- [Records supplied]
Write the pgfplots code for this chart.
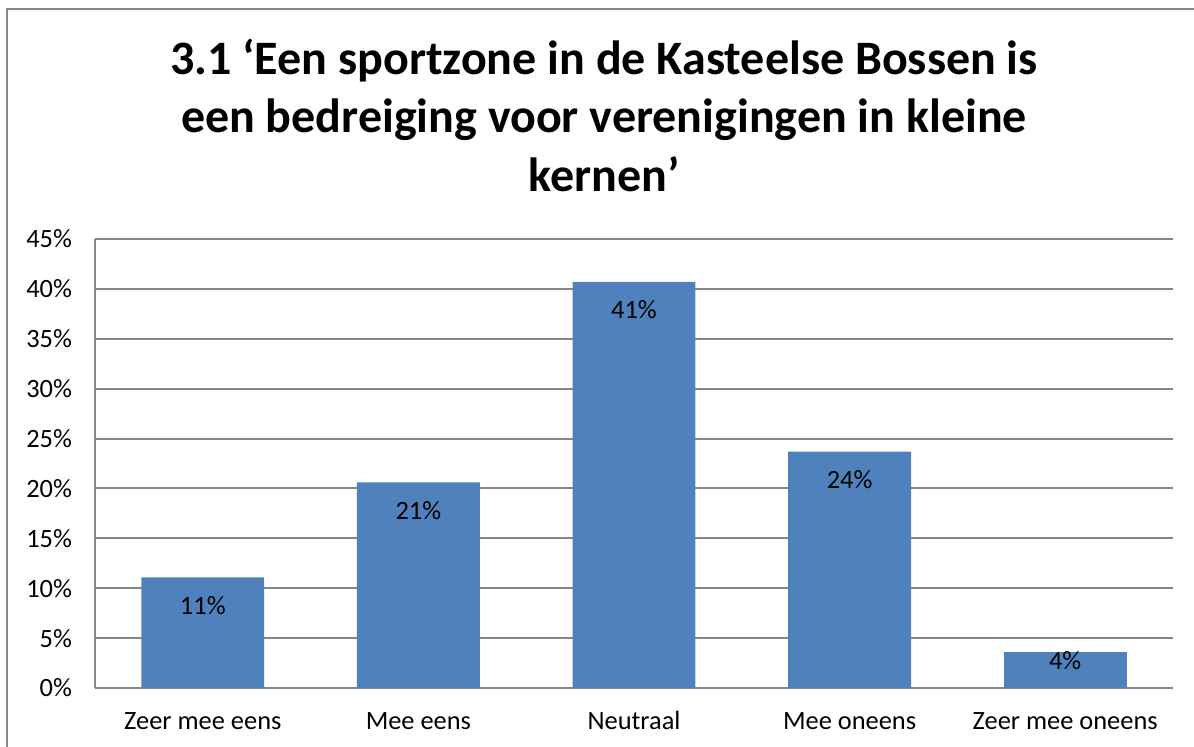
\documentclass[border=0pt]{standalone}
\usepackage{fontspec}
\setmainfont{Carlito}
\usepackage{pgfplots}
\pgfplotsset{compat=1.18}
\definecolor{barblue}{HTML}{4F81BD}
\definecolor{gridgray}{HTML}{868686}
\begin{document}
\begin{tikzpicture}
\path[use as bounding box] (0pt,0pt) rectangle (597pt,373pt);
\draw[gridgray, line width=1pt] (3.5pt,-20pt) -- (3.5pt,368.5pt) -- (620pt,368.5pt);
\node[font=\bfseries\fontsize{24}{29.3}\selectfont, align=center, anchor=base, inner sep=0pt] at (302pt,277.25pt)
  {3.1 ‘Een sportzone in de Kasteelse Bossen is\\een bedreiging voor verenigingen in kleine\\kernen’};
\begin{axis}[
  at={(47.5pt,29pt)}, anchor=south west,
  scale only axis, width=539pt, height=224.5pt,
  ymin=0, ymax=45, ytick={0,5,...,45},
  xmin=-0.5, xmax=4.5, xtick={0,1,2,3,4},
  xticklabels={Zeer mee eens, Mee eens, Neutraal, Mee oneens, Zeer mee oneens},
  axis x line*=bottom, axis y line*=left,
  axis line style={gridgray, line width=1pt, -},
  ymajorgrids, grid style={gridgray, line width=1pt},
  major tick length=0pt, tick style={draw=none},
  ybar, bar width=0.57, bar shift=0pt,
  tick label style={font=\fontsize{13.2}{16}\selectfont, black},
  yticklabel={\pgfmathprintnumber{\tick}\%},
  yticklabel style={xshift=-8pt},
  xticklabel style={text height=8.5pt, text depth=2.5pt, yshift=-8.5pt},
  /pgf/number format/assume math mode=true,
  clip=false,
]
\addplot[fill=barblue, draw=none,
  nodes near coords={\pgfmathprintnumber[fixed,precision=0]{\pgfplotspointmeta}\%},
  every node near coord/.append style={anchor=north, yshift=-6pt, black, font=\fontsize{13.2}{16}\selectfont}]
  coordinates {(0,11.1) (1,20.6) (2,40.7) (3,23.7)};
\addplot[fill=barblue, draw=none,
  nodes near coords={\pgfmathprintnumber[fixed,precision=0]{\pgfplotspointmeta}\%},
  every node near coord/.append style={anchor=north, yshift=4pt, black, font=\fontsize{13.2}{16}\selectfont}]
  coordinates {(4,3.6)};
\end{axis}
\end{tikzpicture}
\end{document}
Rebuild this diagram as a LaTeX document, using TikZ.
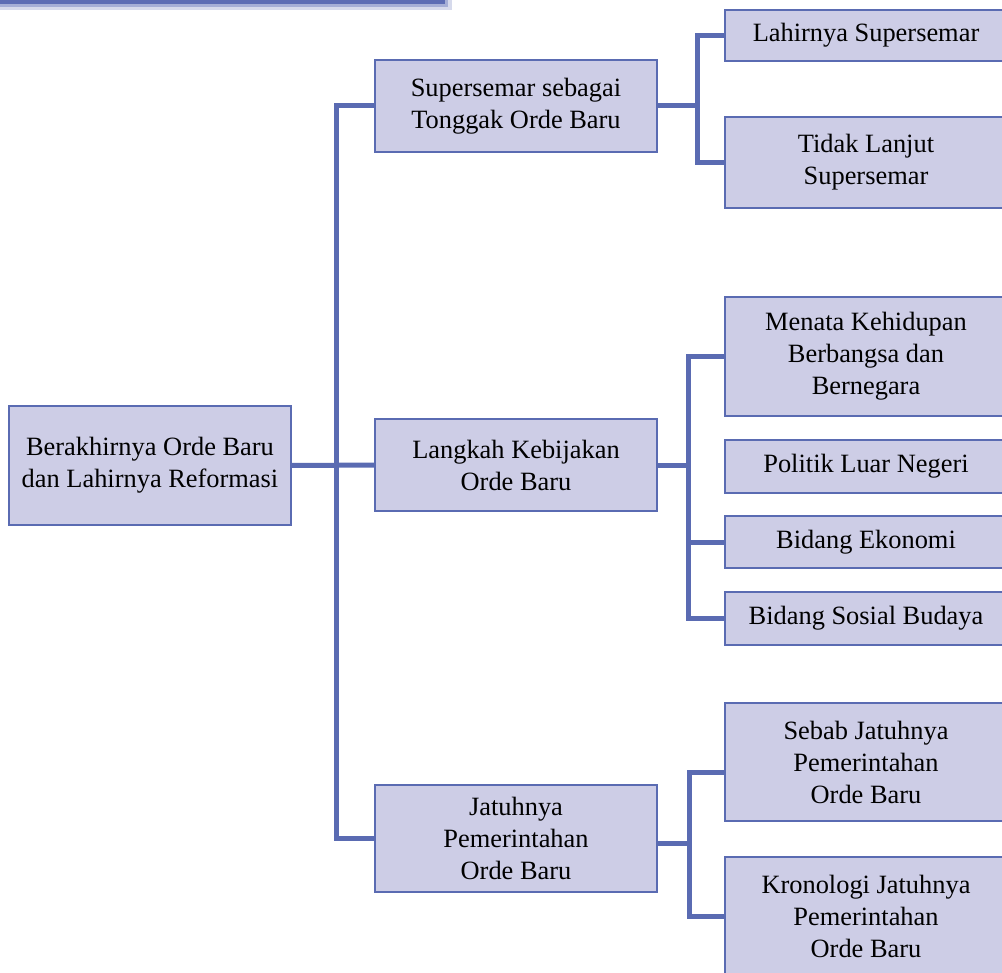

- [Exercise requirements] Every line in the data above that contains "this" needs to be copied.

- [Response below]
Write the pgfplots code for this chart.
Rebuild this diagram as a LaTeX document, using TikZ.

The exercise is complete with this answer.